BY: Mai Neng Moua - July 11, 2000, Tuesday

I am the angry Hmong woman from your July 6 article "Hmong confused over new citizen eligibility." I would like to explain why I am angry.

I thought the recently passed Hmong Veterans Naturalization Act would cover Hmong widows such as my mother. At the community dialogue sponsored by the offices of Rep. Bruce Vento and Sen. Paul Wellstone, the Immigration and Naturalization Services told me this was not so. So imagine how I, the daughter of a Hmong war widow, am feeling as I think about the deaths of my father, the 11 men in my extended family, and three of my four maternal uncles who were all soldiers in the U.S.-backed "Secret Army" and died in Laos.
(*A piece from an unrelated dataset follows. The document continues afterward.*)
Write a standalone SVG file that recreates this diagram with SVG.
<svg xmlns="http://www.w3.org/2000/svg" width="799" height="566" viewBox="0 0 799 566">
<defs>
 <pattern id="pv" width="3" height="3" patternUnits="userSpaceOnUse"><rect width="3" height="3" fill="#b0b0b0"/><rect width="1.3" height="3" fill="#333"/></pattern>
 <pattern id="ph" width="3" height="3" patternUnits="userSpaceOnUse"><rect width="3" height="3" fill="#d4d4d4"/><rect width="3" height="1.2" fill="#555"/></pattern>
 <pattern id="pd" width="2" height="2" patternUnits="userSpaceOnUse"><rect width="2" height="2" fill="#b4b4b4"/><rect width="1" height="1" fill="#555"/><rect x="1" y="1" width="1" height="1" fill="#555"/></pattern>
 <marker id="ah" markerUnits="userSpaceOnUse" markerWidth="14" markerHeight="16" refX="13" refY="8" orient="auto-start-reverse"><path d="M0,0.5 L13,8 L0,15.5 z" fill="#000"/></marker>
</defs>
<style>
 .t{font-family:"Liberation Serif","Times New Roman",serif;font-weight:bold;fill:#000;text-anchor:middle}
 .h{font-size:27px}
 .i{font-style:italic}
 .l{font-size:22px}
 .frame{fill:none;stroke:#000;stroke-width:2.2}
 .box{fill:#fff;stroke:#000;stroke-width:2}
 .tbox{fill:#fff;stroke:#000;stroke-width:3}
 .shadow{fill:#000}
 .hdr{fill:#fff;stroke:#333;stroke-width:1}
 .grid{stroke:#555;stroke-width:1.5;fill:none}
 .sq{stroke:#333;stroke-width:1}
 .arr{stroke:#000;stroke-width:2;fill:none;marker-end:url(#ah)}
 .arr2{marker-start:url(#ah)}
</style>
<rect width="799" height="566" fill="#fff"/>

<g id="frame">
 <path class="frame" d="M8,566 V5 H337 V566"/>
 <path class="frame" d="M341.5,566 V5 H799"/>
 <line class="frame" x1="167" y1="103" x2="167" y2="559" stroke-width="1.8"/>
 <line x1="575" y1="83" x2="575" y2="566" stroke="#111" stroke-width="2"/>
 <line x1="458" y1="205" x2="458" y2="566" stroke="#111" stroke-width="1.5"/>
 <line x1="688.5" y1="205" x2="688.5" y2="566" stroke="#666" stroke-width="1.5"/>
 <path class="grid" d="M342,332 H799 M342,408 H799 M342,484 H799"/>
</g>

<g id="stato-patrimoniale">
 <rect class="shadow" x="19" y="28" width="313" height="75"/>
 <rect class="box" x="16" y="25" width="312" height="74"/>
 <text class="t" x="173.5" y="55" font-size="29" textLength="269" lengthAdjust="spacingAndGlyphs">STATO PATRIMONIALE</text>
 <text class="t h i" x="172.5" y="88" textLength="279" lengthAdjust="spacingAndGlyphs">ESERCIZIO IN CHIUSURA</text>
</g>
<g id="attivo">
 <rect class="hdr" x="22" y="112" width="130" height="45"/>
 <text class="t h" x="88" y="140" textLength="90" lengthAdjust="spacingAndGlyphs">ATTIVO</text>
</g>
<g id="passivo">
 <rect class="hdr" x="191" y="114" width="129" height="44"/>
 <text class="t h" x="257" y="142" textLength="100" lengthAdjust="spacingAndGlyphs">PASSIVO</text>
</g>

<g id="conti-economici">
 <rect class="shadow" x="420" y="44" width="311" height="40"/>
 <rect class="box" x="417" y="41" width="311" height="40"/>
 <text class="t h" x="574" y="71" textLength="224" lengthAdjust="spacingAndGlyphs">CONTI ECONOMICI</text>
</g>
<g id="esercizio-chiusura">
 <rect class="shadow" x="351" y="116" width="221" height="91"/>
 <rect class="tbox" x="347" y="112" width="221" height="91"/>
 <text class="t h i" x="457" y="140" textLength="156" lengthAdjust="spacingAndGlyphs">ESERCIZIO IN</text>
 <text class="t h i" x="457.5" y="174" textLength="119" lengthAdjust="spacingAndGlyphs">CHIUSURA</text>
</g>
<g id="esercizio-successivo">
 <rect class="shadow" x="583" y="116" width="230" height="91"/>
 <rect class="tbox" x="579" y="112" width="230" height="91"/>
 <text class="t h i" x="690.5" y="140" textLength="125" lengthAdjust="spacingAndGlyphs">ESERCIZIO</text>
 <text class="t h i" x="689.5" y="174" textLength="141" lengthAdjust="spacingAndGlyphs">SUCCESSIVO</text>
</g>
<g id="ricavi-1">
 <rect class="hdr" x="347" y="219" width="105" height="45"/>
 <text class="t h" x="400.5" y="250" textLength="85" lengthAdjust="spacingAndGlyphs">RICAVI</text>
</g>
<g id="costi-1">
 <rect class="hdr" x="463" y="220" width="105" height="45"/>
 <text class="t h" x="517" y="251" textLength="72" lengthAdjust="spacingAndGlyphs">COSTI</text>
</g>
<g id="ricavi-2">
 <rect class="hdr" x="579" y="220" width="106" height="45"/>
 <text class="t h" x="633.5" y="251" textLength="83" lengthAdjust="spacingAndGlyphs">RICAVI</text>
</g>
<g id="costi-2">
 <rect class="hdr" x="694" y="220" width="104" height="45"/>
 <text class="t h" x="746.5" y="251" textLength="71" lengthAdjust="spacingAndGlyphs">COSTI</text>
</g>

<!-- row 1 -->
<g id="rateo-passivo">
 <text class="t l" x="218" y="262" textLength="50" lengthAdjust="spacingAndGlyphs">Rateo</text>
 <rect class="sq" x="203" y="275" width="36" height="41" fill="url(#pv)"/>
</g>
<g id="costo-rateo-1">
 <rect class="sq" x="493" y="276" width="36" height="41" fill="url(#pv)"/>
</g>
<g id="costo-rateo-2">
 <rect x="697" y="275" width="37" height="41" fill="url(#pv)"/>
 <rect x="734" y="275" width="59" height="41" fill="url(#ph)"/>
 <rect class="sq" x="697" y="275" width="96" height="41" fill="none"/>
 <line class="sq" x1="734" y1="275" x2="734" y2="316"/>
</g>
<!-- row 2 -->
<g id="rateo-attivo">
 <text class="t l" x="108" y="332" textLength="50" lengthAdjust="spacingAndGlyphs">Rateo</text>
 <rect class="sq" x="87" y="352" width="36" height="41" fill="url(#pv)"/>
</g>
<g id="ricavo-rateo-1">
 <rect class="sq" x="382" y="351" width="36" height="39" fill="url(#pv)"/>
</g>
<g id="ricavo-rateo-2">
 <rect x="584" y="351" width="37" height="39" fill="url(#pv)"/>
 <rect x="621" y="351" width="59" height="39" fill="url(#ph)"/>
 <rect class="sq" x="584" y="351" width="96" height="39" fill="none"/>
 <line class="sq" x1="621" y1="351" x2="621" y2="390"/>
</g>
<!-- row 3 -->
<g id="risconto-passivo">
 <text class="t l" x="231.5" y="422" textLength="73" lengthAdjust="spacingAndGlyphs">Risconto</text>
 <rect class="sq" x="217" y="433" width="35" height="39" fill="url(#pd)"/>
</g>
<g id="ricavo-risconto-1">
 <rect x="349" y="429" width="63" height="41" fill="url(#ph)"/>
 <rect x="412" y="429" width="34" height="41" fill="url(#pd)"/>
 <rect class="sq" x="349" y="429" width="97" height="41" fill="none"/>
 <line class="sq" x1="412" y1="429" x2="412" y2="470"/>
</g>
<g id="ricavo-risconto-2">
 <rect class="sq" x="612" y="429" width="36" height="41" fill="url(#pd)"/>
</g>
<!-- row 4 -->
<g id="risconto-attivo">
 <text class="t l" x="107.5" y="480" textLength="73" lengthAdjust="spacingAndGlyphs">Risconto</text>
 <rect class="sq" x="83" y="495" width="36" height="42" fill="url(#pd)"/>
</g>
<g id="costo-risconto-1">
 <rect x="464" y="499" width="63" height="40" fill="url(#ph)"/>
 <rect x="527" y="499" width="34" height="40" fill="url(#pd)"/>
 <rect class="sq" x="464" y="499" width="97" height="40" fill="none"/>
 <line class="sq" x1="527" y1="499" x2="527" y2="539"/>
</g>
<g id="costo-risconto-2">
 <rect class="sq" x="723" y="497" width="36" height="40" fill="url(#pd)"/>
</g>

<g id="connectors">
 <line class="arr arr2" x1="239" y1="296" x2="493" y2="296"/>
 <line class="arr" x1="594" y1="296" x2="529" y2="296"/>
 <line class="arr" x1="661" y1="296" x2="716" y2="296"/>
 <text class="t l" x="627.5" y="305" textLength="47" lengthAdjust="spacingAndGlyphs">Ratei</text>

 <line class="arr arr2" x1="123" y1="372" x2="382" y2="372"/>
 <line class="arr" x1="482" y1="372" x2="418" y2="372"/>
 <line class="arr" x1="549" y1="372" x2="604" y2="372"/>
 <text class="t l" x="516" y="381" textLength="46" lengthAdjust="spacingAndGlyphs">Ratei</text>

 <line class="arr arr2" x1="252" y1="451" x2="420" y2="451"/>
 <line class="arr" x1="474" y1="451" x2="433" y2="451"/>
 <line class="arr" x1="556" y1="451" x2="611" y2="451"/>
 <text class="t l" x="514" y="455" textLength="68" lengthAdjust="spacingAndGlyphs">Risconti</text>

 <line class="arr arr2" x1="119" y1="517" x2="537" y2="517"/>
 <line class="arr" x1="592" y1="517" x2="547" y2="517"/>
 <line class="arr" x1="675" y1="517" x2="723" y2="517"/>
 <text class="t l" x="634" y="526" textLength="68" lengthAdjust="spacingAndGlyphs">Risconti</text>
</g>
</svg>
All the men in my life who are supposed to be here to take care of me and to guide my little brother into manhood are dead.

Finally, after a decade of hard work, America owns up to its role and responsibility in Laos by passing the Hmong Veterans Naturalization Act, which will make it easier for Hmong veterans to become U.S. citizens by waiving the English language requirement. Except that my mother and all the other widows won't qualify. This is absurd. Are their contributions and sacrifices not as valuable as those of Hmong men who fought and survived the war?

Intentional or not, the effect is the same.

This patriarchal act, which recognizes living Hmong veterans as heroes, does nothing for my dead father and uncles. In addition, it is a token gesture that does not effect justice. For justice to be served, Hmong widows must be eligible to apply for the Hmong Veterans Naturalization Act. There is no just reason why this act should not apply to them.

Last Thursday night, when I saw my mother at her farm, I could not get myself to tell her about the act's exclusion of Hmong widows. I did not know what to say to her. When I go to Hmong elders to tell them about this new law, I will tell the Hmong widow who lost four of her sons and her husband not to apply because she is not eligible. She will ask me why she has been left out, and I will not know how to answer her because it makes no sense to me. As I watch her cry, I will not be able to give her an explanation that is just.

Mai Neng Moua. Public policy & advocacy coordinator, Institute for Education and Advocacy, Minneapolis.